Now enjoy your meal. And quit complaining.


As I write this, my sister is cleaning my apartment. We just moved in in December, and we haven’t done much with the place yet. While I spent an hour writing, she went to the 99-cent store and bought cleaning supplies, nails for my pictures and posters, toilet paper and various storage materials. She’s so much better at that stuff than I am. I’ll let stuff just sit on the floor until it sprouts branches.

Every few minutes, she’ll say, "Where do you want this?" or "Was this originally green?" I’ll turn around, and make a joke, and she’ll punch me in the arm, and it is relaxed and easy and normal. She is my sister. We don’t have to impress each other. We can just be.

Jill won’t be able to just take random jaunts to New York City forever. She’ll eventually have a job she can’t get time off from, or a boyfriend who insists on coming along and making us go see Ground Zero, or will be just too caught up with the day-to-day rigmarole of life that she won’t be able to go visit her brother in New York.

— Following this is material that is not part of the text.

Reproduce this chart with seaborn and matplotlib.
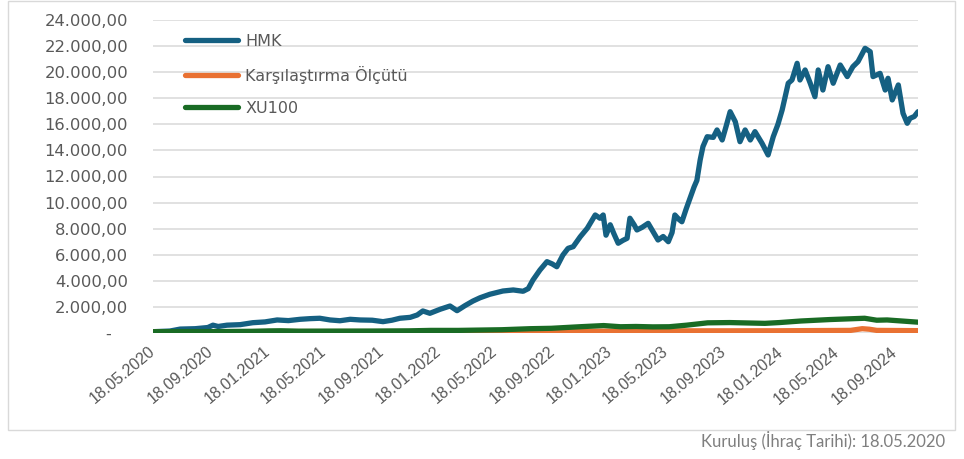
import matplotlib
matplotlib.use("Agg")
import matplotlib.pyplot as plt
from matplotlib.ticker import FuncFormatter
from matplotlib.patches import Rectangle
import pandas as pd
import seaborn as sns

# ---------------- data ----------------
series_names = ["HMK", "Karşılaştırma Ölçütü", "XU100"]

hmk_dates = [
    "2020-05-18", "2020-06-23", "2020-07-15", "2020-08-16", "2020-09-12", "2020-09-23",
    "2020-10-04", "2020-10-23", "2020-11-20", "2020-12-17", "2021-01-12", "2021-02-07",
    "2021-03-03", "2021-03-28", "2021-04-18", "2021-05-09", "2021-05-31", "2021-06-21",
    "2021-07-13", "2021-08-03", "2021-08-29", "2021-09-21", "2021-10-10", "2021-10-27",
    "2021-11-18", "2021-12-03", "2021-12-15", "2021-12-30", "2022-01-21", "2022-02-11",
    "2022-02-26", "2022-03-15", "2022-04-01", "2022-04-16", "2022-05-07", "2022-06-04",
    "2022-06-26", "2022-07-17", "2022-07-28", "2022-08-07", "2022-08-22", "2022-09-06",
    "2022-09-17", "2022-09-27", "2022-10-10", "2022-10-21", "2022-11-01", "2022-11-16",
    "2022-12-01", "2022-12-18", "2022-12-28", "2023-01-04", "2023-01-10", "2023-01-19",
    "2023-01-27", "2023-02-05", "2023-02-15", "2023-02-24", "2023-03-02", "2023-03-11",
    "2023-03-17", "2023-03-28", "2023-04-10", "2023-04-20", "2023-05-01", "2023-05-12",
    "2023-05-23", "2023-05-31", "2023-06-06", "2023-06-15", "2023-06-21", "2023-06-30",
    "2023-07-08", "2023-07-17", "2023-07-23", "2023-07-30", "2023-08-05", "2023-08-14",
    "2023-08-27", "2023-09-04", "2023-09-15", "2023-09-23", "2023-10-02", "2023-10-13",
    "2023-10-23", "2023-11-03", "2023-11-14", "2023-11-24", "2023-12-09", "2023-12-22",
    "2024-01-02", "2024-01-12", "2024-01-21", "2024-02-03", "2024-02-11", "2024-02-22",
    "2024-02-28", "2024-03-10", "2024-03-21", "2024-03-31", "2024-04-07", "2024-04-17",
    "2024-04-28", "2024-05-09", "2024-05-24", "2024-06-08", "2024-06-20", "2024-07-01",
    "2024-07-16", "2024-07-27", "2024-08-02", "2024-08-17", "2024-08-28", "2024-09-03",
    "2024-09-12", "2024-09-25", "2024-10-05", "2024-10-14", "2024-10-20", "2024-10-29",
    "2024-11-06",
]
hmk_values = [
    100, 150, 300, 330, 420, 600,
    500, 600, 640, 790, 850, 1000,
    950, 1050, 1100, 1130, 1000, 940,
    1050, 1000, 980, 870, 980, 1130,
    1200, 1380, 1690, 1510, 1820, 2070,
    1710, 2100, 2450, 2700, 2970, 3220,
    3300, 3200, 3400, 4060, 4830, 5470,
    5300, 5080, 5980, 6490, 6620, 7380,
    8030, 9050, 8800, 9050, 7500, 8300,
    7600, 6880, 7100, 7260, 8800, 8300,
    7900, 8100, 8410, 7800, 7130, 7400,
    7000, 7700, 9050, 8700, 8530, 9500,
    10300, 11200, 11700, 13270, 14300, 15050,
    15000, 15570, 14800, 15800, 16970, 16200,
    14670, 15570, 14800, 15440, 14550, 13650,
    15050, 16000, 17100, 19150, 19400, 20680,
    19400, 20170, 19150, 18120, 20170, 18630,
    20420, 19150, 20550, 19660, 20420, 20810,
    21830, 21570, 19660, 19910, 18630, 19530,
    17870, 19020, 16850, 16080, 16460, 16600,
    16970,
]

bench_dates = [
    "2020-05-18", "2021-01-15", "2021-03-01", "2022-01-01", "2022-08-01", "2023-01-01",
    "2023-05-01", "2023-06-01", "2024-01-01", "2024-06-15", "2024-07-10", "2024-07-25",
    "2024-08-10", "2024-11-06",
]
bench_values = [100, 105, 110, 110, 130, 140, 150, 165, 170, 200, 330, 290, 200, 180]

xu_dates = [
    "2020-05-18", "2020-08-01", "2020-10-01", "2020-12-15", "2021-01-20", "2021-02-15",
    "2021-03-25", "2021-06-01", "2021-09-01", "2021-11-15", "2022-01-01", "2022-03-01",
    "2022-06-01", "2022-08-01", "2022-09-15", "2022-11-15", "2023-01-05", "2023-02-10",
    "2023-03-15", "2023-04-20", "2023-05-25", "2023-07-01", "2023-08-15", "2023-10-01",
    "2023-12-15", "2024-01-15", "2024-03-01", "2024-05-01", "2024-07-15", "2024-08-10",
    "2024-09-01", "2024-10-10", "2024-11-06",
]
xu_values = [
    100, 110, 110, 130, 160, 170,
    140, 145, 150, 165, 200, 200,
    250, 330, 360, 480, 570, 480,
    500, 470, 480, 600, 780, 800,
    740, 800, 920, 1030, 1130, 980,
    1000, 900, 830,
]

x_tick_labels = ["18.05.2020", "18.09.2020", "18.01.2021", "18.05.2021", "18.09.2021",
                 "18.01.2022", "18.05.2022", "18.09.2022", "18.01.2023", "18.05.2023",
                 "18.09.2023", "18.01.2024", "18.05.2024", "18.09.2024"]
y_ticks = [0, 2000, 4000, 6000, 8000, 10000, 12000, 14000, 16000, 18000, 20000, 22000, 24000]
footer = "Kuruluş (İhraç Tarihi): 18.05.2020"

# ---------------- build long table ----------------
frames = []
for name, d, v in zip(series_names,
                      [hmk_dates, bench_dates, xu_dates],
                      [hmk_values, bench_values, xu_values]):
    frames.append(pd.DataFrame({"Tarih": pd.to_datetime(d), "Değer": v, "Seri": name}))
df = pd.concat(frames, ignore_index=True)

colors = {"HMK": "#156082", "Karşılaştırma Ölçütü": "#E97132", "XU100": "#196B24"}

sns.set_theme(style="white")
plt.rcParams["font.family"] = ["DejaVu Sans"]

W, H = 964, 459
fig = plt.figure(figsize=(W / 100, H / 100), dpi=100)
ax = fig.add_axes([153 / W, (H - 333) / H, 765 / W, 313 / H])

sns.lineplot(data=df, x="Tarih", y="Değer", hue="Seri", hue_order=series_names,
             palette=colors, estimator=None, sort=True, legend=False, ax=ax,
             linewidth=3.8, solid_capstyle="round", solid_joinstyle="round")

ax.set_xlim(pd.Timestamp("2020-05-18"), pd.Timestamp("2024-11-06"))
ax.set_ylim(0, 24000)
ax.set_yticks(y_ticks)
for y in y_ticks:
    ax.axhline(y, color="#d9d9d9", lw=1.1, zorder=0)
for s in ax.spines.values():
    s.set_visible(False)


def yfmt(v, pos):
    if v == 0:
        return "-   "
    s = f"{v:,.2f}"
    return s.replace(",", "X").replace(".", ",").replace("X", ".")


ax.yaxis.set_major_formatter(FuncFormatter(yfmt))
ax.tick_params(axis="y", length=0, pad=18, labelsize=11.8, labelcolor="#595959")

xt = pd.to_datetime(x_tick_labels, format="%d.%m.%Y")
ax.set_xticks(xt)
ax.set_xticklabels(x_tick_labels)
ax.tick_params(axis="x", length=0, pad=12, labelcolor="#595959")
for lab in ax.get_xticklabels():
    lab.set_rotation(40)
    lab.set_ha("right")
    lab.set_va("center")
    lab.set_rotation_mode("anchor")
    lab.set_fontsize(11.5)
    lab.set_family(["Liberation Sans", "DejaVu Sans"])
ax.set_xlabel("")
ax.set_ylabel("")

handles = [plt.Line2D([], [], color=colors[n], lw=3.8, solid_capstyle="round") for n in series_names]
leg = ax.legend(handles, series_names, loc="upper left", bbox_to_anchor=(0.042, 0.955),
                frameon=False, borderaxespad=0, borderpad=0, handlelength=3.3,
                handletextpad=0.45, labelspacing=1.05, fontsize=11.5)
for t in leg.get_texts():
    t.set_color("#595959")

fig.patches.append(Rectangle((8 / W, (H - 430) / H), 947 / W, 429 / H,
                             transform=fig.transFigure, fill=False,
                             edgecolor="#d9d9d9", lw=1.0))

fig.text(945 / W, 1 - 441 / H, footer, ha="right", va="center",
         fontsize=12, color="#7f7f7f", family=["Lato", "DejaVu Sans"])

fig.savefig("out.png", dpi=100)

But she’s free from that, for now. She doesn’t have to play that game, not yet. So she’s here, and it’s great, and, when she goes home, in about four hours, I’ll go to bed early, because I have to be back in my cubicle at 9. I know she will have to join this world someday. I believe I am living my life the right way. But I will not lecture my sister anymore. I feel that perhaps she should lecture me.